An answer to a formal question in a recent session of the General Synod of the Church of England has been illuminating. The episcopate had originally tried to deflect questions about Stonewall's possible involvement, the Bishop of Durham, Paul Butler, having previously denied that Stonewall had written the report when faced with questions about it earlier. But that was only technically true; the wrong question had been asked.
When the right question was asked, Jonathan Frost, Bishop of Portsmouth, was forced to admit that what had actually happened was that Stonewall had funded it instead. He refused to disclose how much money Stonewall had given the Church of England but we can guess that, as is often the case with such funding, the whole point of the money changing hands - certainly from Stonewall's perspective - was to ensure that the Stonewall agenda was promoted by the Church of England. It is unlikely to have been a gift with 'no strings' attached.
Miriam Cates, the Tory MP for Penistone and Stockbridge, quoted by the Daily Telegraph was excoriating in her criticism: "Activist groups should not be enabled by any education providers to push their political agendas on schools...taking money for essentially allowing Stonewall to dictate the Church of England' s policy is a complete failure by those in authority."

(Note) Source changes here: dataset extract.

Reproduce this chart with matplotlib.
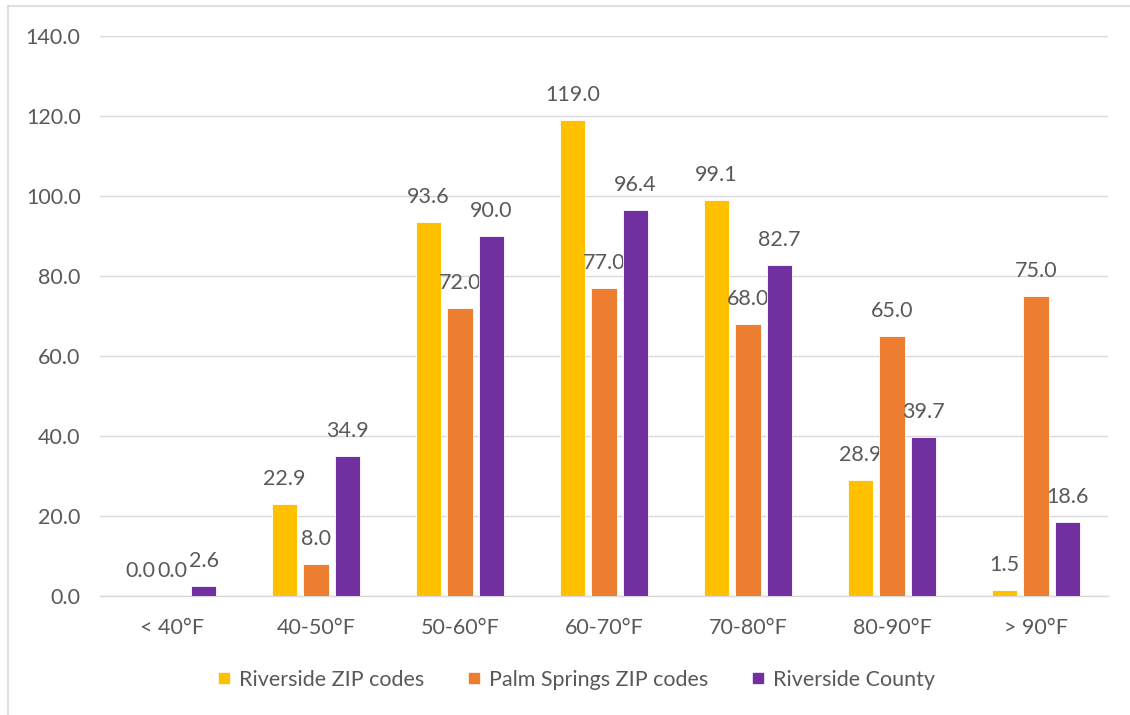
import numpy as np
import matplotlib.pyplot as plt
from matplotlib.lines import Line2D

# data
categories = ['< 40°F', '40-50°F', '50-60°F', '60-70°F', '70-80°F', '80-90°F', '> 90°F']
riverside_zip = [0.0, 22.9, 93.6, 119.0, 99.1, 28.9, 1.5]
palm_springs_zip = [0.0, 8.0, 72.0, 77.0, 68.0, 65.0, 75.0]
riverside_county = [2.6, 34.9, 90.0, 96.4, 82.7, 39.7, 18.6]

series_names = ['Riverside ZIP codes', 'Palm Springs ZIP codes', 'Riverside County']
colors = ['#FFC000', '#ED7D31', '#7030A0']
text_color = '#595959'
fs = 15.5

plt.rcParams['font.family'] = ['Lato', 'DejaVu Sans']

fig = plt.figure(figsize=(11.3, 7.15), dpi=100)
ax = fig.add_axes([100 / 1130, 1 - 596 / 715, 1008 / 1130, 560 / 715])

x = np.arange(len(categories))
width = 0.175
step = 0.219
all_series = [riverside_zip, palm_springs_zip, riverside_county]

for i, (vals, c) in enumerate(zip(all_series, colors)):
    pos = x + (i - 1) * step
    ax.bar(pos, vals, width=width, color=c, edgecolor='white', linewidth=0.6, zorder=3)
    for px, v in zip(pos, vals):
        ax.annotate(f'{v:.1f}', (px, v), xytext=(0, 18), textcoords='offset points',
                    ha='center', va='center', fontsize=fs, color=text_color)

ax.set_ylim(0, 140)
ax.set_xlim(-0.5, len(categories) - 0.5)
ax.set_yticks(np.arange(0, 141, 20))
ax.set_yticklabels([f'{t:.1f}' for t in np.arange(0, 141, 20)])
ax.set_xticks(x)
ax.set_xticklabels(categories)
ax.tick_params(axis='both', length=0, labelsize=fs, colors=text_color)
ax.tick_params(axis='y', pad=14)
ax.tick_params(axis='x', pad=16)
ax.grid(axis='y', color='#D9D9D9', linewidth=1, zorder=0)
for s in ['top', 'right', 'left']:
    ax.spines[s].set_visible(False)
ax.spines['bottom'].set_color('#D9D9D9')
ax.spines['bottom'].set_linewidth(1)

handles = [Line2D([0], [0], marker='s', color='none', markerfacecolor=c, markeredgecolor=c,
                  markersize=7.5) for c in colors]
fig.legend(handles, series_names, loc='center', bbox_to_anchor=(0.51, 1 - 680 / 715),
           ncol=3, frameon=False, fontsize=fs, labelcolor=text_color,
           handlelength=0.6, handletextpad=0.4, columnspacing=2.0)

# outer chart border (left and top visible)
fig.add_artist(Line2D([8 / 1130, 8 / 1130], [0, 1 - 6 / 715], transform=fig.transFigure,
                      color='#D9D9D9', linewidth=1.2))
fig.add_artist(Line2D([8 / 1130, 1], [1 - 6 / 715, 1 - 6 / 715], transform=fig.transFigure,
                      color='#D9D9D9', linewidth=1.2))

fig.savefig('out.png', dpi=100)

The deception over who provided the funding and the attempt to hide the fact that the Church of England was acting as an ideological mouthpiece for Stonewall ought to be a matter of deep shame for the Church and a betrayal of its own people and values.
But worse still is the betrayal of the children who were entrusted to its care. By its willing promotion of transgender propaganda it helped turn the serious and deeply debilitating mental illness of gender dysphoria into a rampant social contagion among the most vulnerable members of our society, our children.
If, as the Gospels insist, we stand in the middle of a battle between good and evil and are invited in our recognition of Jesus as saviour to pick sides, it is hard not to come to the conclusion that in this matter, the C of E has changed sides.